■ **EXERCISE GOAL**
Reply with one number: the count of lines in the listing that contain the string "this".

■ **DATASET ENTRIES**
— BEGIN —
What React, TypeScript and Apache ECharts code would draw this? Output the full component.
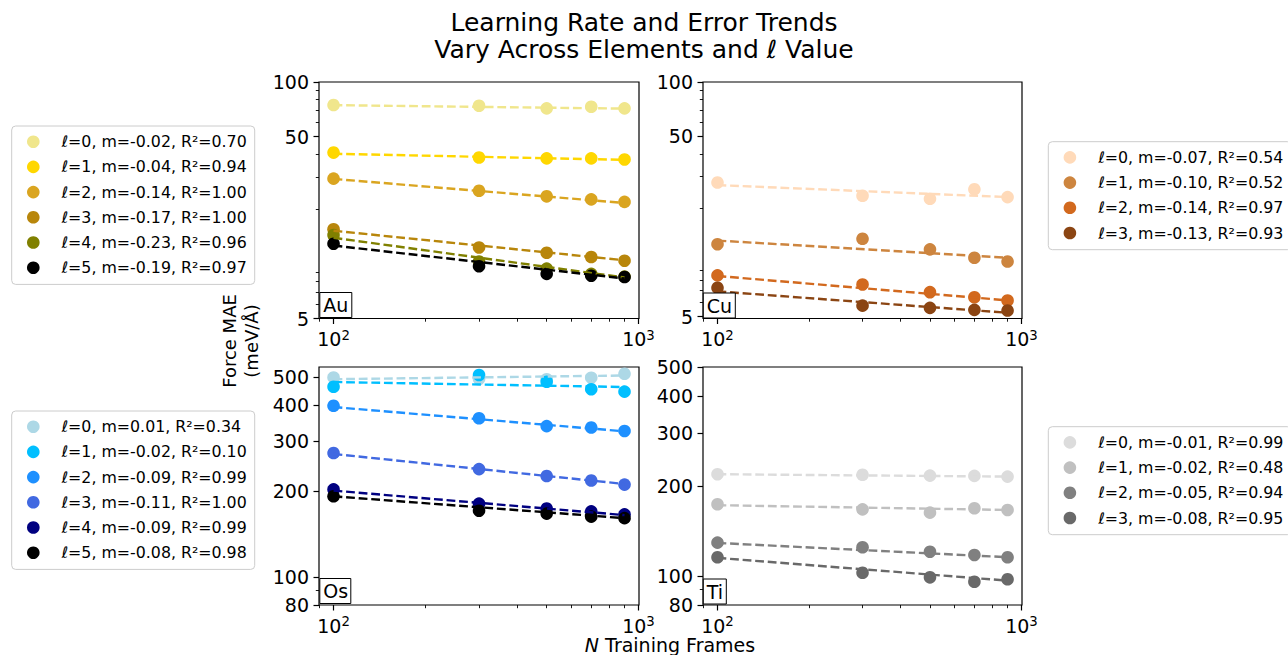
import React, { useEffect, useRef } from "react";
import * as echarts from "echarts";

const FONT = "DejaVu Sans";

// ---------- data ----------
const trainingFrames = [100, 300, 500, 700, 900];
const fitFrames = [100, 900];
const xMajorTicks = [100, 1000];
const xMinorTicks = [90, 200, 300, 400, 500, 600, 700, 800, 900];

const upperYTicks = [5, 50, 100];
const upperYMinor = [6, 7, 8, 9, 20, 30, 40, 60, 70, 80, 90];
const lowerYTicks = [80, 100, 200, 300, 400, 500];
const lowerYMinor = [90];

const auLegend = [
  "ℓ=0, m=-0.02, R²=0.70",
  "ℓ=1, m=-0.04, R²=0.94",
  "ℓ=2, m=-0.14, R²=1.00",
  "ℓ=3, m=-0.17, R²=1.00",
  "ℓ=4, m=-0.23, R²=0.96",
  "ℓ=5, m=-0.19, R²=0.97",
];
const auColors = ["#F0E68C", "#FFD700", "#DAA520", "#B8860B", "#808000", "#000000"];
const auMAE = [
  [74.7, 74.0, 71.6, 73.1, 71.6],
  [40.9, 38.4, 38.0, 38.0, 37.5],
  [29.4, 25.2, 23.5, 22.6, 21.9],
  [15.5, 12.3, 11.5, 10.9, 10.4],
  [14.4, 10.3, 9.4, 8.8, 8.5],
  [12.9, 9.7, 8.8, 8.6, 8.45],
];
const auFit = [
  [74.6, 71.4],
  [40.3, 37.3],
  [29.3, 21.6],
  [15.2, 10.45],
  [13.9, 8.4],
  [12.6, 8.3],
];

const cuLegend = [
  "ℓ=0, m=-0.07, R²=0.54",
  "ℓ=1, m=-0.10, R²=0.52",
  "ℓ=2, m=-0.14, R²=0.97",
  "ℓ=3, m=-0.13, R²=0.93",
];
const cuColors = ["#FFDAB9", "#CD853F", "#D2691E", "#8B4513"];
const cuMAE = [
  [27.7, 23.4, 22.5, 25.4, 23.0],
  [12.6, 13.5, 11.8, 10.6, 10.1],
  [8.46, 7.54, 6.83, 6.4, 6.14],
  [7.22, 5.75, 5.59, 5.45, 5.4],
];
const cuFit = [
  [26.8, 23.0],
  [13.2, 10.6],
  [8.4, 6.15],
  [6.9, 5.25],
];

const osLegend = [
  "ℓ=0, m=0.01, R²=0.34",
  "ℓ=1, m=-0.02, R²=0.10",
  "ℓ=2, m=-0.09, R²=0.99",
  "ℓ=3, m=-0.11, R²=1.00",
  "ℓ=4, m=-0.09, R²=0.99",
  "ℓ=5, m=-0.08, R²=0.98",
];
const osColors = ["#ADD8E6", "#00BFFF", "#1E90FF", "#4169E1", "#000080", "#000000"];
const osMAE = [
  [500, 494, 493, 499, 515],
  [464, 510, 483, 455, 446],
  [398, 360, 338, 334, 325],
  [272, 239, 226, 218, 211],
  [203, 181, 174, 170, 166],
  [192, 171, 167, 163, 161],
];
const osFit = [
  [493, 508],
  [482, 463],
  [394, 324],
  [270, 212],
  [201, 165],
  [192, 161],
];

const tiLegend = [
  "ℓ=0, m=-0.01, R²=0.99",
  "ℓ=1, m=-0.02, R²=0.48",
  "ℓ=2, m=-0.05, R²=0.94",
  "ℓ=3, m=-0.08, R²=0.95",
];
const tiColors = ["#DCDCDC", "#C0C0C0", "#808080", "#696969"];
const tiMAE = [
  [219, 218, 216.7, 216.2, 215],
  [173.8, 167.1, 162.9, 168.5, 166.3],
  [129.3, 124.8, 120.6, 117.6, 115.5],
  [115.5, 102.5, 99.0, 95.7, 97.5],
];
const tiFit = [
  [219, 215],
  [172.5, 166.3],
  [129, 115.6],
  [115, 96.5],
];

const panels = [
  { tag: "Au", legend: auLegend, colors: auColors, values: auMAE, fits: auFit, yMin: 5, yMax: 100, yTicks: upperYTicks, yMinor: upperYMinor },
  { tag: "Cu", legend: cuLegend, colors: cuColors, values: cuMAE, fits: cuFit, yMin: 4.88, yMax: 100, yTicks: upperYTicks, yMinor: upperYMinor },
  { tag: "Os", legend: osLegend, colors: osColors, values: osMAE, fits: osFit, yMin: 80, yMax: 544, yTicks: lowerYTicks, yMinor: lowerYMinor },
  { tag: "Ti", legend: tiLegend, colors: tiColors, values: tiMAE, fits: tiFit, yMin: 80, yMax: 500, yTicks: lowerYTicks, yMinor: lowerYMinor },
];

const chartTitle = "Learning Rate and Error Trends\nVary Across Elements and ℓ Value";

// ---------- layout ----------
const gridBoxes = [
  { left: 319, top: 82, width: 320, height: 236.5 },
  { left: 703, top: 82, width: 319, height: 236.5 },
  { left: 319, top: 367, width: 320, height: 238 },
  { left: 703, top: 367, width: 319, height: 238 },
];
const legendBoxes = [
  { left: 11.7, top: 126 },
  { left: 1048.3, top: 141.7 },
  { left: 11.7, top: 411 },
  { left: 1048.3, top: 426.7 },
];
const tagBoxes = [
  { left: 320, top: 292 },
  { left: 703.5, top: 292.5 },
  { left: 320, top: 578 },
  { left: 703.5, top: 578.5 },
];
const TICK_FONT = 19;

function buildOption() {
  const grid: any[] = [];
  const xAxis: any[] = [];
  const yAxis: any[] = [];
  const series: any[] = [];
  const legend: any[] = [];
  const title: any[] = [];
  const tickLine = { color: "#000", width: 1.2 };
  const minorLine = { color: "#000", width: 0.9 };

  panels.forEach((p, pi) => {
    const g = gridBoxes[pi];
    grid.push({ ...g, show: true, borderColor: "#000", borderWidth: 1.2, backgroundColor: "transparent", containLabel: false, outerBoundsMode: "none" });
    const xBase = {
      type: "log",
      logBase: 10,
      gridIndex: pi,
      position: "bottom",
      min: 89.6,
      max: 1004,
      axisLine: { show: false },
      splitLine: { show: false },
      minorTick: { show: false },
      minorSplitLine: { show: false },
    };
    xAxis.push({
      ...xBase,
      axisTick: { show: true, inside: false, length: 5.5, lineStyle: tickLine, customValues: xMajorTicks },
      axisLabel: {
        show: true,
        customValues: xMajorTicks,
        margin: 10,
        color: "#000",
        fontFamily: FONT,
        fontSize: TICK_FONT,
        formatter: (v: number) => "{b|10}{s|" + Math.round(Math.log10(v)) + "}",
        rich: {
          b: { fontFamily: FONT, fontSize: TICK_FONT, lineHeight: 20, verticalAlign: "bottom", color: "#000" },
          s: { fontFamily: FONT, fontSize: 13.3, lineHeight: 4, verticalAlign: "top", color: "#000" },
        },
      },
    });
    xAxis.push({
      ...xBase,
      axisTick: { show: true, inside: false, length: 3.2, lineStyle: minorLine, customValues: xMinorTicks },
      axisLabel: { show: false },
    });
    const yBase = {
      type: "log",
      logBase: 10,
      gridIndex: pi,
      position: "left",
      min: p.yMin,
      max: p.yMax,
      axisLine: { show: false },
      splitLine: { show: false },
      minorTick: { show: false },
      minorSplitLine: { show: false },
    };
    yAxis.push({
      ...yBase,
      axisTick: { show: true, inside: false, length: 5.5, lineStyle: tickLine, customValues: p.yTicks },
      axisLabel: {
        show: true,
        customValues: p.yTicks,
        margin: 10,
        color: "#000",
        fontFamily: FONT,
        fontSize: TICK_FONT,
        formatter: (v: number) => String(Math.round(v)),
      },
    });
    yAxis.push({
      ...yBase,
      axisTick: { show: true, inside: false, length: 3.2, lineStyle: minorLine, customValues: p.yMinor },
      axisLabel: { show: false },
    });

    p.values.forEach((vals, i) => {
      series.push({
        type: "scatter",
        name: p.legend[i],
        xAxisIndex: pi * 2,
        yAxisIndex: pi * 2,
        data: trainingFrames.map((x, j) => [x, vals[j]]),
        symbol: "circle",
        symbolSize: 12.6,
        itemStyle: { color: p.colors[i], opacity: 1 },
        silent: true,
      });
      series.push({
        type: "line",
        name: p.tag + " fit " + i,
        xAxisIndex: pi * 2,
        yAxisIndex: pi * 2,
        data: fitFrames.map((x, j) => [x, p.fits[i][j]]),
        symbol: "none",
        showSymbol: false,
        lineStyle: { color: p.colors[i], width: 2.4, type: [8.8, 3.8] },
        itemStyle: { color: p.colors[i] },
        silent: true,
      });
    });

    legend.push({
      data: p.legend,
      left: legendBoxes[pi].left,
      top: legendBoxes[pi].top,
      orient: "vertical",
      icon: "circle",
      itemWidth: 12.6,
      itemHeight: 12.6,
      itemGap: 9.2,
      padding: [7.7, 8, 8.7, 15.3],
      borderColor: "#cccccc",
      borderWidth: 1,
      borderRadius: 4,
      backgroundColor: "rgba(255,255,255,0.8)",
      selectedMode: false,
      textStyle: { fontFamily: FONT, fontSize: 15.8, color: "#000", lineHeight: 16, padding: [0, 0, 0, 17] },
    });

    title.push({
      text: p.tag,
      left: tagBoxes[pi].left,
      top: tagBoxes[pi].top,
      padding: [2, 3.3, 2, 3.3],
      borderColor: "#000",
      borderWidth: 1,
      backgroundColor: "#fff",
      z: 10,
      textStyle: { fontFamily: FONT, fontSize: 19, fontWeight: "normal", color: "#000", lineHeight: 22 },
    });
  });

  return {
    animation: false,
    backgroundColor: "#fff",
    title,
    grid,
    xAxis,
    yAxis,
    legend,
    series,
    graphic: [
      {
        type: "text",
        x: 644,
        y: 8.5,
        style: {
          text: chartTitle,
          font: "25px 'DejaVu Sans'",
          fontFamily: FONT,
          fontSize: 25,
          lineHeight: 27,
          fill: "#000",
          align: "center",
          verticalAlign: "top",
        },
      },
      {
        type: "text",
        x: 240,
        y: 341,
        rotation: Math.PI / 2,
        style: {
          text: "{a|Force MAE}\n{a|(meV/Å)}",
          fill: "#000",
          align: "center",
          verticalAlign: "middle",
          rich: {
            a: { fontFamily: FONT, fontSize: 18, lineHeight: 22, fill: "#000" },
          },
        },
      },
      {
        type: "text",
        x: 670,
        y: 645,
        style: {
          text: "{i|N}{r| Training Frames}",
          fill: "#000",
          align: "center",
          verticalAlign: "middle",
          rich: {
            i: { fontFamily: FONT, fontSize: 19, lineHeight: 19, fontStyle: "italic", fill: "#000" },
            r: { fontFamily: FONT, fontSize: 19, lineHeight: 19, fill: "#000" },
          },
        },
      },
    ],
  };
}

export default function App() {
  const ref = useRef<HTMLDivElement>(null);
  useEffect(() => {
    if (!ref.current) return;
    const chart = echarts.init(ref.current, undefined, { renderer: "svg" });
    chart.setOption(buildOption() as any);
    return () => chart.dispose();
  }, []);
  return (
    <div
      ref={ref}
      style={{ position: "absolute", left: 0, top: 0, width: 1288, height: 655 }}
    />
  );
}
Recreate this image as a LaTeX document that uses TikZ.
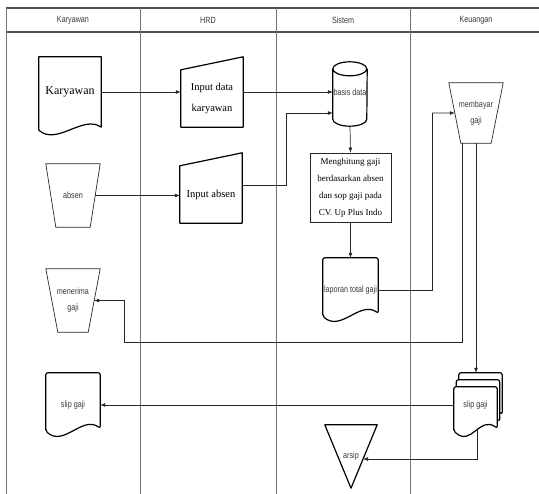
\documentclass[tikz,border=0pt]{standalone}
\usepackage{fontspec}
\setmainfont{Liberation Serif}
\setsansfont{Liberation Sans}[FakeStretch=0.8]
\usepackage{tikz}
\usetikzlibrary{arrows.meta,calc}
\definecolor{laneGray} {gray}{0.45}
\definecolor{labelGray}{gray}{0.22}
\definecolor{lineDark} {gray}{0.15}
% outlines drawn round invisible named nodes
\newcommand{\docoutline}[2][]{%
  \draw[shapeline,#1] ($(#2.south west)+(0,3)$) -- (#2.north west) -- (#2.north east)
    -- (#2.south east) .. controls +(-18,-13) and +(18,16) .. ($(#2.south west)+(0,3)$) -- cycle;}
\newcommand{\inputoutline}[1]{%
  \draw[shapeline] (#1.north west) -- ([yshift=13pt]#1.north east) -- (#1.south east)
    -- (#1.south west) -- cycle;}
\newcommand{\manopoutline}[2]{%
  \draw[thinshape] (#1.north west) -- (#1.north east) -- ([xshift=-#2pt]#1.south east)
    -- ([xshift=#2pt]#1.south west) -- cycle;}
\newcommand{\mergeoutline}[1]{%
  \draw[shapeline] (#1.north west) -- (#1.north east) -- (#1.south) -- cycle;}
\newcommand{\dboutline}[1]{%
  \draw[shapeline] ([yshift=-7pt]#1.north west)
    arc[start angle=180,end angle=360,x radius=17pt,y radius=7pt]
    arc[start angle=0,end angle=180,x radius=17pt,y radius=7pt]
    -- ([yshift=7pt]#1.south west)
    arc[start angle=180,end angle=360,x radius=17pt,y radius=7pt]
    -- ([yshift=-7pt]#1.north east);}

\begin{document}
\begin{tikzpicture}[x=1pt,y=-1pt,
    lanerule/.style={draw=laneGray, line width=0.8pt},
    headrule/.style={draw=laneGray!70!black, line width=1.3pt},
    lanehead/.style={font=\sffamily\fontsize{9}{10}\selectfont, text=labelGray},
    box/.style={inner sep=0pt, align=center},
    smalltxt/.style={box, font=\sffamily\fontsize{9}{16}\selectfont, text=labelGray},
    bigtxt/.style={box, font=\fontsize{12}{14}\selectfont},
    inputtxt/.style={box, font=\fontsize{10.5}{21}\selectfont},
    proctxt/.style={box, font=\fontsize{9}{17}\selectfont},
    shapeline/.style={draw=black, line width=1.2pt, line join=round},
    thinshape/.style={draw=lineDark, line width=0.7pt, line join=round},
    flow/.style={draw=lineDark, line width=0.7pt, -{Latex[length=5pt,width=4pt]}},
    plain/.style={draw=lineDark, line width=0.7pt}]
  \useasboundingbox (0,0) rectangle (539,494);

  % swimlanes
  \draw[headrule] (6,8) -- (539,8);
  \draw[headrule] (6,32) -- (539,32);
  \foreach \lx in {6,140,276,410}
    \draw[lanerule] (\lx,8) -- (\lx,494);
  \node[lanehead] (hkar) at (73,20)  {Karyawan};
  \node[lanehead] (hhrd) at (208,20) {HRD};
  \node[lanehead] (hsis) at (343,20) {Sistem};
  \node[lanehead] (hkeu) at (476,20) {Keuangan};

  % Karyawan
  \node[bigtxt, minimum width=62pt, minimum height=70pt] (kar) at (70,92) {Karyawan};
  \docoutline{kar}
  \node[smalltxt, minimum width=54pt, minimum height=63pt] (absen) at (73,195.5) {absen};
  \manopoutline{absen}{10}
  \node[smalltxt, minimum width=54pt, minimum height=63pt] (terima) at (73,300.5) {menerima\\gaji};
  \manopoutline{terima}{12}
  \node[box, minimum width=54pt, minimum height=55pt] (slipkry) at (73,400.5) {};
  \docoutline[rounded corners=2pt]{slipkry}
  \node[smalltxt] at (73,405) {slip gaji};

  % HRD
  \node[inputtxt, minimum width=62pt, minimum height=57pt] (inkar) at (212,98.5) {Input data\\karyawan};
  \inputoutline{inkar}
  \node[inputtxt, minimum width=62pt, minimum height=57pt] (inabs) at (211,194.5) {Input absen};
  \inputoutline{inabs}

  % Sistem
  \node[box, minimum width=34pt, minimum height=64pt] (db) at (350,94) {};
  \dboutline{db}
  \node[smalltxt] at (350,92) {basis data};
  \node[proctxt, draw=lineDark, line width=0.8pt, minimum width=81pt, minimum height=69pt]
    (hitung) at (350.5,187.5) {Menghitung gaji\\berdasarkan absen\\dan sop gaji pada\\CV. Up Plus Indo};
  \node[box, minimum width=55pt, minimum height=55pt] (lapor) at (350.5,285.5) {};
  \docoutline[rounded corners=2pt]{lapor}
  \node[smalltxt] at (350.5,290) {laporan total gaji};
  \node[smalltxt, minimum width=52pt, minimum height=63pt] (arsip) at (351,456.5) {arsip};
  \mergeoutline{arsip}

  % Keuangan
  \node[smalltxt, minimum width=54pt, minimum height=60pt] (bayar) at (476,113) {membayar\\gaji};
  \manopoutline{bayar}{12}
  \node[box, minimum width=43pt, minimum height=41pt] (slipkeuc) at (480.5,393.5) {};
  \node[box, minimum width=43pt, minimum height=41pt] (slipkeub) at (478,400.5) {};
  \docoutline[rounded corners=2pt, fill=white]{slipkeuc}
  \docoutline[rounded corners=2pt, fill=white]{slipkeub}
  \node[box, minimum width=43pt, minimum height=41pt] (slipkeu) at (475.5,407.5) {};
  \docoutline[rounded corners=2pt, fill=white]{slipkeu}
  \node[smalltxt] at (475.5,405) {slip gaji};

  % connectors
  \coordinate (bendabs)  at (286,113);
  \coordinate (bendlap)  at (432,113);
  \coordinate (bendgaji) at (124,342);
  \draw[flow] (kar.east) -- (kar.east -| inkar.west);
  \draw[flow] (inkar.east |- kar.east) -- (kar.east -| db.west);
  \draw[flow] ([xshift=-5pt]absen.east) -- (absen.east -| inabs.west);
  \draw[plain] ([yshift=9.5pt]inabs.east) -| (bendabs);
  \draw[flow] (bendabs) -- (bendabs -| db.west);
  \draw[flow] (db.south) -- (hitung.north);
  \draw[flow] (hitung.south) -- (lapor.north);
  \draw[plain] ([yshift=-4.5pt]lapor.east) -| (bendlap);
  \draw[flow] (bendlap) -- ($(bayar.north west)!0.5!([xshift=12pt]bayar.south west)$);
  \draw[plain] ([xshift=-14pt]bayar.south) |- (bendgaji);
  \draw[flow] (bendgaji) |- ($(terima.north east)!0.5!([xshift=-12pt]terima.south east)$);
  \draw[flow] (bayar.south) -- (bayar.south |- slipkeuc.north);
  \draw[flow] ([yshift=2.5pt]slipkeu.west) -- ([yshift=2.5pt]slipkeu.west -| slipkry.east);
  \draw[flow] ([xshift=2pt]slipkeu.south) |- ($(arsip.north east)!0.54!(arsip.south)$);
\end{tikzpicture}
\end{document}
— END —
■ **EXERCISE RESULT**
2